Charts and diagrams as code
+--
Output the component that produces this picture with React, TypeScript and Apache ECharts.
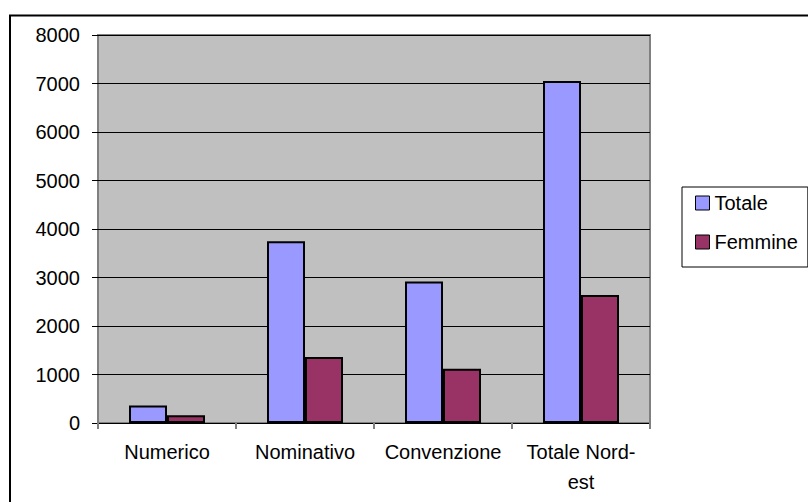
import React, { useEffect, useRef } from "react";
import * as echarts from "echarts";

const categories = ["Numerico", "Nominativo", "Convenzione", "Totale Nord-est"];
const totale = [360, 3750, 2920, 7050];
const femmine = [160, 1360, 1120, 2640];
const yTicks = { min: 0, max: 8000, interval: 1000 };

export default function App() {
  const ref = useRef<HTMLDivElement>(null);
  useEffect(() => {
    if (!ref.current) return;
    const chart = echarts.init(ref.current, null, { renderer: "svg" });
    const font = "'Liberation Sans', Arial, sans-serif";
    chart.setOption({
      animation: false,
      backgroundColor: "#ffffff",
      textStyle: { fontFamily: font, color: "#000" },
      grid: {
        left: 98,
        top: 35,
        width: 552,
        height: 388,
        show: true,
        backgroundColor: "#C0C0C0",
        borderColor: "#808080",
        borderWidth: 2,
      },
      legend: {
        orient: "vertical",
        left: 682,
        top: 187,
        borderColor: "#000",
        borderWidth: 1,
        padding: [6, 10, 15, 13],
        itemGap: 19,
        itemWidth: 14,
        itemHeight: 14,
        icon: "rect",
        itemStyle: { borderColor: "#000", borderWidth: 1 },
        textStyle: { fontFamily: font, fontSize: 20, lineHeight: 20, color: "#000" },
        data: ["Totale", "Femmine"],
      },
      xAxis: {
        type: "category",
        data: categories,
        axisLine: { show: false },
        axisTick: { show: true, length: 6, lineStyle: { color: "#808080", width: 2 } },
        axisLabel: {
          fontFamily: font,
          fontSize: 20,
          lineHeight: 30,
          color: "#000",
          margin: 14,
          interval: 0,
          formatter: (v: string) => v.replace("Nord-", "Nord-\n"),
        },
      },
      yAxis: {
        type: "value",
        min: yTicks.min,
        max: yTicks.max,
        interval: yTicks.interval,
        axisLine: { show: false },
        axisTick: { show: true, length: 6, lineStyle: { color: "#000", width: 1 } },
        axisLabel: {
          fontFamily: font,
          fontSize: 20,
          color: "#000",
          margin: 18,
          formatter: (v: number) => String(v),
        },
        splitLine: { show: true, lineStyle: { color: "#000", width: 1 } },
      },
      series: [
        {
          name: "Totale",
          type: "bar",
          data: totale,
          barWidth: 38,
          barGap: "0%",
          itemStyle: { color: "#9999FF", borderColor: "#000", borderWidth: 2 },
        },
        {
          name: "Femmine",
          type: "bar",
          data: femmine,
          barWidth: 38,
          barGap: "0%",
          itemStyle: { color: "#993366", borderColor: "#000", borderWidth: 2 },
        },
      ],
      graphic: [
        {
          type: "rect",
          shape: { x: 10, y: 15.5, width: 820, height: 520 },
          style: { fill: "none", stroke: "#000", lineWidth: 2 },
          silent: true,
        },
      ],
    });
    return () => chart.dispose();
  }, []);
  return (
    <div
      ref={ref}
      style={{ position: "absolute", left: 0, top: 0, width: 808, height: 502 }}
    />
  );
}
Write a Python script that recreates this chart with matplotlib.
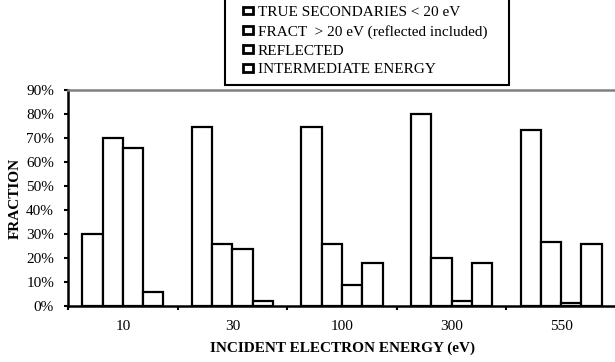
import numpy as np
import matplotlib
matplotlib.use('Agg')
import matplotlib.pyplot as plt
from matplotlib.patches import Rectangle
from matplotlib.ticker import PercentFormatter

plt.rcParams['font.family'] = ['Liberation Serif', 'DejaVu Serif']

# data (fractions in %)
energies = ['10', '30', '100', '300', '550']
series_names = ['TRUE SECONDARIES < 20 eV',
                'FRACT  > 20 eV (reflected included)',
                'REFLECTED',
                'INTERMEDIATE ENERGY']
true_secondaries = [30.2, 74.4, 74.4, 80.1, 73.2]
fract_above_20 = [70.1, 25.7, 25.7, 19.9, 26.5]
reflected = [65.7, 23.6, 8.7, 2.1, 1.1]
intermediate = [5.7, 2.2, 17.9, 17.9, 25.7]

fig = plt.figure(figsize=(6.15, 3.62), dpi=100)
ax = fig.add_axes([68/615, 1 - 306/362, 548/615, 216/362])

x = np.arange(len(energies))
w = 0.185
all_series = [true_secondaries, fract_above_20, reflected, intermediate]
for i, (vals, name) in enumerate(zip(all_series, series_names)):
    ax.bar(x + (i - 1.5) * w, vals, w, color='white', edgecolor='black',
           linewidth=1.6, label=name)

ax.set_xlim(-0.5, len(energies) - 0.5)
ax.set_ylim(0, 90)
ax.set_yticks(np.arange(0, 91, 10))
ax.yaxis.set_major_formatter(PercentFormatter(decimals=0))
ax.set_xticks(x)
ax.set_xticklabels(energies)
ax.set_xticks(np.arange(-0.5, len(energies), 1), minor=True)
ax.tick_params(axis='x', which='major', length=0, pad=10, labelsize=11)
ax.tick_params(axis='x', which='minor', length=3, width=1.5, direction='out')
ax.tick_params(axis='y', length=3, width=1.5, labelsize=11, pad=7)

ax.spines['right'].set_visible(False)
ax.spines['top'].set_color('#808080')
ax.spines['top'].set_linewidth(1.8)
ax.spines['left'].set_linewidth(1.8)
ax.spines['bottom'].set_linewidth(1.8)

ax.set_xlabel('INCIDENT ELECTRON ENERGY (eV)', fontsize=11, fontweight='bold', labelpad=6)
ax.set_ylabel('FRACTION', fontsize=11, fontweight='bold', labelpad=3)

# legend: frame drawn separately so the entries sit inset from its edges
fig.patches.append(Rectangle((225/615, 1 - 85/362), 284/615, 0.3,
                             transform=fig.transFigure, facecolor='white',
                             edgecolor='black', linewidth=1.5, zorder=0))
leg = fig.legend(loc='upper left', bbox_to_anchor=(243/615, 1 - 6/362),
                 fontsize=11, frameon=False,
                 handlelength=0.65, handleheight=0.4, handletextpad=0.3,
                 labelspacing=0.38, borderpad=0, borderaxespad=0)
for h in leg.legend_handles:
    h.set_linewidth(2)

fig.savefig('out.png', dpi=100)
+--
What to produce: Pictures stay out: repeat exactly only the lines from the one with "Write a Python" through the one with "fontsize=11, fontweight='bold', labelpad=3)".

Answer below:
Write a Python script that recreates this chart with matplotlib.
import numpy as np
import matplotlib
matplotlib.use('Agg')
import matplotlib.pyplot as plt
from matplotlib.patches import Rectangle
from matplotlib.ticker import PercentFormatter

plt.rcParams['font.family'] = ['Liberation Serif', 'DejaVu Serif']

# data (fractions in %)
energies = ['10', '30', '100', '300', '550']
series_names = ['TRUE SECONDARIES < 20 eV',
                'FRACT  > 20 eV (reflected included)',
                'REFLECTED',
                'INTERMEDIATE ENERGY']
true_secondaries = [30.2, 74.4, 74.4, 80.1, 73.2]
fract_above_20 = [70.1, 25.7, 25.7, 19.9, 26.5]
reflected = [65.7, 23.6, 8.7, 2.1, 1.1]
intermediate = [5.7, 2.2, 17.9, 17.9, 25.7]

fig = plt.figure(figsize=(6.15, 3.62), dpi=100)
ax = fig.add_axes([68/615, 1 - 306/362, 548/615, 216/362])

x = np.arange(len(energies))
w = 0.185
all_series = [true_secondaries, fract_above_20, reflected, intermediate]
for i, (vals, name) in enumerate(zip(all_series, series_names)):
    ax.bar(x + (i - 1.5) * w, vals, w, color='white', edgecolor='black',
           linewidth=1.6, label=name)

ax.set_xlim(-0.5, len(energies) - 0.5)
ax.set_ylim(0, 90)
ax.set_yticks(np.arange(0, 91, 10))
ax.yaxis.set_major_formatter(PercentFormatter(decimals=0))
ax.set_xticks(x)
ax.set_xticklabels(energies)
ax.set_xticks(np.arange(-0.5, len(energies), 1), minor=True)
ax.tick_params(axis='x', which='major', length=0, pad=10, labelsize=11)
ax.tick_params(axis='x', which='minor', length=3, width=1.5, direction='out')
ax.tick_params(axis='y', length=3, width=1.5, labelsize=11, pad=7)

ax.spines['right'].set_visible(False)
ax.spines['top'].set_color('#808080')
ax.spines['top'].set_linewidth(1.8)
ax.spines['left'].set_linewidth(1.8)
ax.spines['bottom'].set_linewidth(1.8)

ax.set_xlabel('INCIDENT ELECTRON ENERGY (eV)', fontsize=11, fontweight='bold', labelpad=6)
ax.set_ylabel('FRACTION', fontsize=11, fontweight='bold', labelpad=3)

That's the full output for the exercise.